SHANGHAI, May 22 (SMM) – China’s social inventories of primary lead are likely to extend their declines as environmental probes in secondary lead production continue to weigh on output of secondary lead. This has driven up prices of secondary lead prices, SMM believes.
As of Friday May 18, social inventories of primary lead across China stood at 19,000 mt, down 2,000 mt from a week ago. The falling inventories drove up domestic prices of primary lead, with SMM 1# lead ingots assessed at 20,150 yuan/mt on average as of Tuesday May 22. This is up 700 yuan/mt from 19,450 yuan/mt a week ago and up 1,650 yuan/mt from 18,500 yuan/mt a month ago.
Inventories of primary lead continue to shrink as the narrowing price spreads between primary and secondary lead drove consumers towards primary lead.
From May 9, environmental inspection teams settled across Guizhou, Jiangxi and Anhui provinces. Some secondary lead smelters had to suspend production, and this will affect some 1,500 mt of daily output across the three provinces.
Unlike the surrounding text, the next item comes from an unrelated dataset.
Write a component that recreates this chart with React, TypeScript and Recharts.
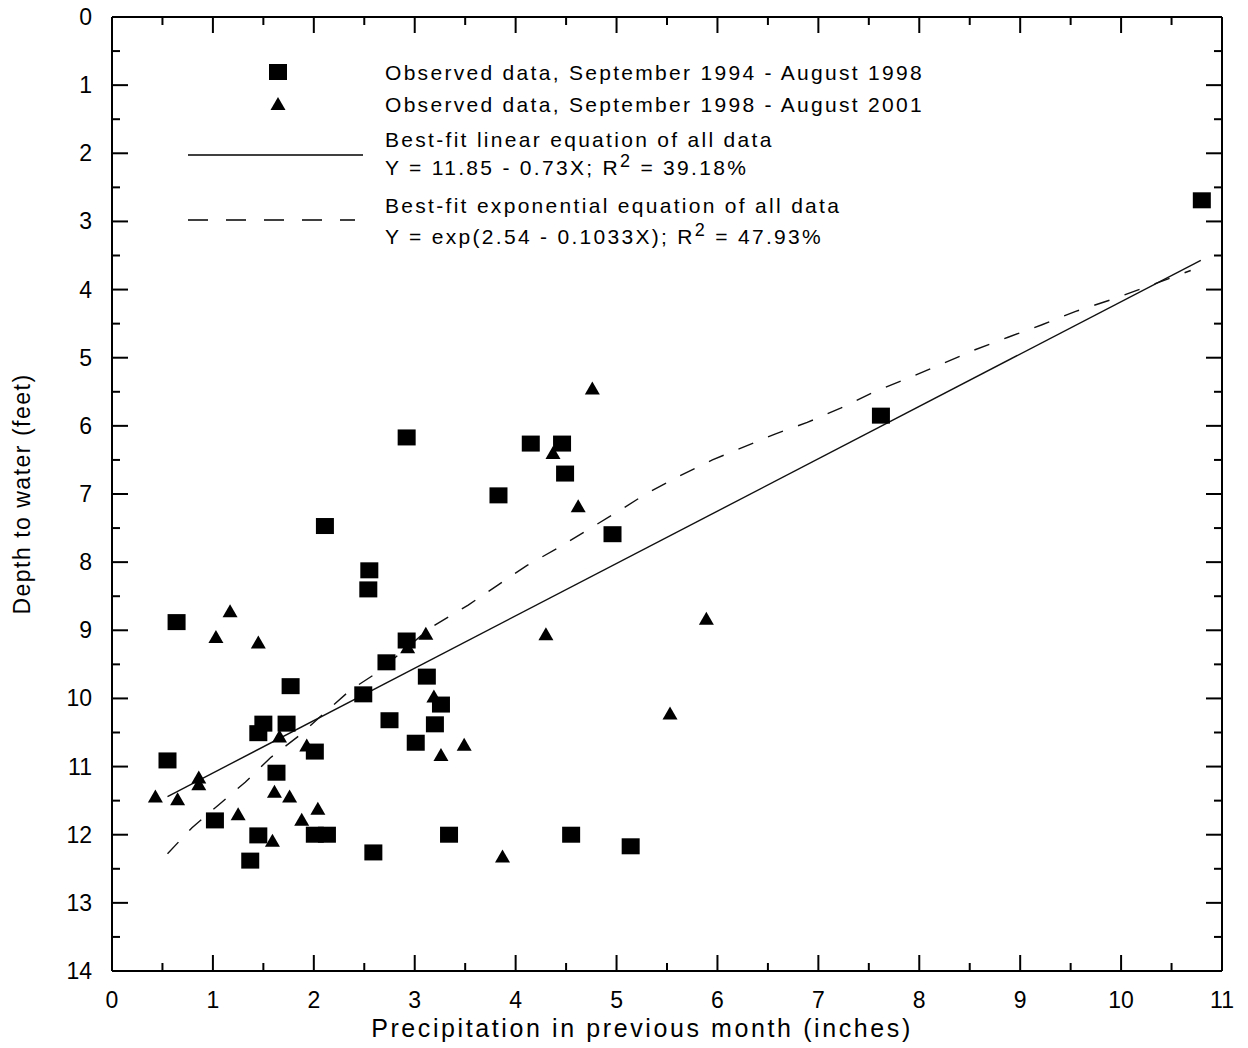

This drove up prices of secondary lead prices and eroded some of the output recovery of primary lead after maintenance works at some smelters ended.
As of Friday May 18, lead ingot inventories on the Shanghai Futures Exchange declined 25.1% from a week ago to stand at 5,185 mt while social inventories of lead across Shanghai and Guangdong stood at 11,400 mt, down 1,000 mt week on week and down over 40,000 mt year on year.
The growing lead market also spurred traders and some downstream battery plants to stockpile.
SMM sees further downward room for primary lead inventories as environmental probes continue. As the mid-year approaches, some battery plants are likely to step up production to improve their statistics in their mid-year financial reporting and this is like to further lower inventories of lead.